Work instructions: Reproduce every line of the material below, but drop the pictures.

----

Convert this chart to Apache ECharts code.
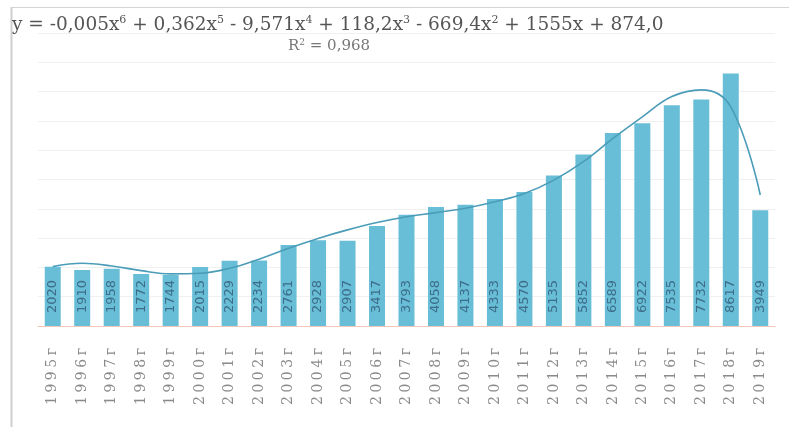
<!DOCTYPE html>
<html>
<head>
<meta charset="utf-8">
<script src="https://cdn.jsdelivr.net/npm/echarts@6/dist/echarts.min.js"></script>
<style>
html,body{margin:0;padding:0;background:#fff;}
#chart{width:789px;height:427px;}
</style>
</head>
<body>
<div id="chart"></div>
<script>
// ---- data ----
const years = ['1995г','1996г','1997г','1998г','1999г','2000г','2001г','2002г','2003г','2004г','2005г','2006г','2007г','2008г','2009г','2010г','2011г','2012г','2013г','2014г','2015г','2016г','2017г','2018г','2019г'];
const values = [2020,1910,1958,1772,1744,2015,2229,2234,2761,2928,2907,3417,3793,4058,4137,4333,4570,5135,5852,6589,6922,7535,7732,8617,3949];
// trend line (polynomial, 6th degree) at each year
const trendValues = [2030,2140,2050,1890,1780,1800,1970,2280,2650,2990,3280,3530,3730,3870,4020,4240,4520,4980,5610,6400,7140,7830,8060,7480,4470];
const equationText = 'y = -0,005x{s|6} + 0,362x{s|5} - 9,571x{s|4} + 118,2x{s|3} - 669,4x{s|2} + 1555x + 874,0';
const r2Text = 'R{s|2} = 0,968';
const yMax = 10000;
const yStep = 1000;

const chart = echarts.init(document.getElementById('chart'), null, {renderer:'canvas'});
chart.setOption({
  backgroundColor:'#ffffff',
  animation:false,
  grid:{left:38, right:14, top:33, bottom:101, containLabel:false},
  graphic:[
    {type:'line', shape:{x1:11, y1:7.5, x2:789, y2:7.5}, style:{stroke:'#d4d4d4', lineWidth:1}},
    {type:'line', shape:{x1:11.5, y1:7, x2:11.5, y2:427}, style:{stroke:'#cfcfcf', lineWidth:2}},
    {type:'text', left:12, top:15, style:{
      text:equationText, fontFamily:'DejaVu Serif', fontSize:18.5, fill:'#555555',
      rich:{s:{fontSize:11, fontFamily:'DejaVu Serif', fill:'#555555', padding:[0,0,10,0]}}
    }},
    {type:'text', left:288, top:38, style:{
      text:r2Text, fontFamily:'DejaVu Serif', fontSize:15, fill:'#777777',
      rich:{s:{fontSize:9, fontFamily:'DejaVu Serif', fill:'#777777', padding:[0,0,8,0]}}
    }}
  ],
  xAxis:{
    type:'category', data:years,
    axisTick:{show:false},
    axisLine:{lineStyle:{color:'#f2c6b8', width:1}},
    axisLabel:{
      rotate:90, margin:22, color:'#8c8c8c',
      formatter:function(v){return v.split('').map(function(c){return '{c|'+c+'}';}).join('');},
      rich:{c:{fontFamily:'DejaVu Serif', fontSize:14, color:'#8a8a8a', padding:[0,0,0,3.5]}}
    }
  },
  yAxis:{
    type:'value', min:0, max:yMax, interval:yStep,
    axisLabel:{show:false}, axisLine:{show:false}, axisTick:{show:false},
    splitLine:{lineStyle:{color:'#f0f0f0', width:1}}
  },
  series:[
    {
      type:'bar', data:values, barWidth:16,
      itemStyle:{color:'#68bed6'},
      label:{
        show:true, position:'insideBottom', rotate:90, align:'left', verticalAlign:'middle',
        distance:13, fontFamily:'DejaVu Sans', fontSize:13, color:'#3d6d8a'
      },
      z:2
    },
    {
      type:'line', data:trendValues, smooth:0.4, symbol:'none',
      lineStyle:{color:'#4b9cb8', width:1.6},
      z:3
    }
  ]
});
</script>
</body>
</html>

----

Exercise result:
Convert this chart to Apache ECharts code.
<!DOCTYPE html>
<html>
<head>
<meta charset="utf-8">
<script src="https://cdn.jsdelivr.net/npm/echarts@6/dist/echarts.min.js"></script>
<style>
html,body{margin:0;padding:0;background:#fff;}
#chart{width:789px;height:427px;}
</style>
</head>
<body>
<div id="chart"></div>
<script>
// ---- data ----
const years = ['1995г','1996г','1997г','1998г','1999г','2000г','2001г','2002г','2003г','2004г','2005г','2006г','2007г','2008г','2009г','2010г','2011г','2012г','2013г','2014г','2015г','2016г','2017г','2018г','2019г'];
const values = [2020,1910,1958,1772,1744,2015,2229,2234,2761,2928,2907,3417,3793,4058,4137,4333,4570,5135,5852,6589,6922,7535,7732,8617,3949];
// trend line (polynomial, 6th degree) at each year
const trendValues = [2030,2140,2050,1890,1780,1800,1970,2280,2650,2990,3280,3530,3730,3870,4020,4240,4520,4980,5610,6400,7140,7830,8060,7480,4470];
const equationText = 'y = -0,005x{s|6} + 0,362x{s|5} - 9,571x{s|4} + 118,2x{s|3} - 669,4x{s|2} + 1555x + 874,0';
const r2Text = 'R{s|2} = 0,968';
const yMax = 10000;
const yStep = 1000;

const chart = echarts.init(document.getElementById('chart'), null, {renderer:'canvas'});
chart.setOption({
  backgroundColor:'#ffffff',
  animation:false,
  grid:{left:38, right:14, top:33, bottom:101, containLabel:false},
  graphic:[
    {type:'line', shape:{x1:11, y1:7.5, x2:789, y2:7.5}, style:{stroke:'#d4d4d4', lineWidth:1}},
    {type:'line', shape:{x1:11.5, y1:7, x2:11.5, y2:427}, style:{stroke:'#cfcfcf', lineWidth:2}},
    {type:'text', left:12, top:15, style:{
      text:equationText, fontFamily:'DejaVu Serif', fontSize:18.5, fill:'#555555',
      rich:{s:{fontSize:11, fontFamily:'DejaVu Serif', fill:'#555555', padding:[0,0,10,0]}}
    }},
    {type:'text', left:288, top:38, style:{
      text:r2Text, fontFamily:'DejaVu Serif', fontSize:15, fill:'#777777',
      rich:{s:{fontSize:9, fontFamily:'DejaVu Serif', fill:'#777777', padding:[0,0,8,0]}}
    }}
  ],
  xAxis:{
    type:'category', data:years,
    axisTick:{show:false},
    axisLine:{lineStyle:{color:'#f2c6b8', width:1}},
    axisLabel:{
      rotate:90, margin:22, color:'#8c8c8c',
      formatter:function(v){return v.split('').map(function(c){return '{c|'+c+'}';}).join('');},
      rich:{c:{fontFamily:'DejaVu Serif', fontSize:14, color:'#8a8a8a', padding:[0,0,0,3.5]}}
    }
  },
  yAxis:{
    type:'value', min:0, max:yMax, interval:yStep,
    axisLabel:{show:false}, axisLine:{show:false}, axisTick:{show:false},
    splitLine:{lineStyle:{color:'#f0f0f0', width:1}}
  },
  series:[
    {
      type:'bar', data:values, barWidth:16,
      itemStyle:{color:'#68bed6'},
      label:{
        show:true, position:'insideBottom', rotate:90, align:'left', verticalAlign:'middle',
        distance:13, fontFamily:'DejaVu Sans', fontSize:13, color:'#3d6d8a'
      },
      z:2
    },
    {
      type:'line', data:trendValues, smooth:0.4, symbol:'none',
      lineStyle:{color:'#4b9cb8', width:1.6},
      z:3
    }
  ]
});
</script>
</body>
</html>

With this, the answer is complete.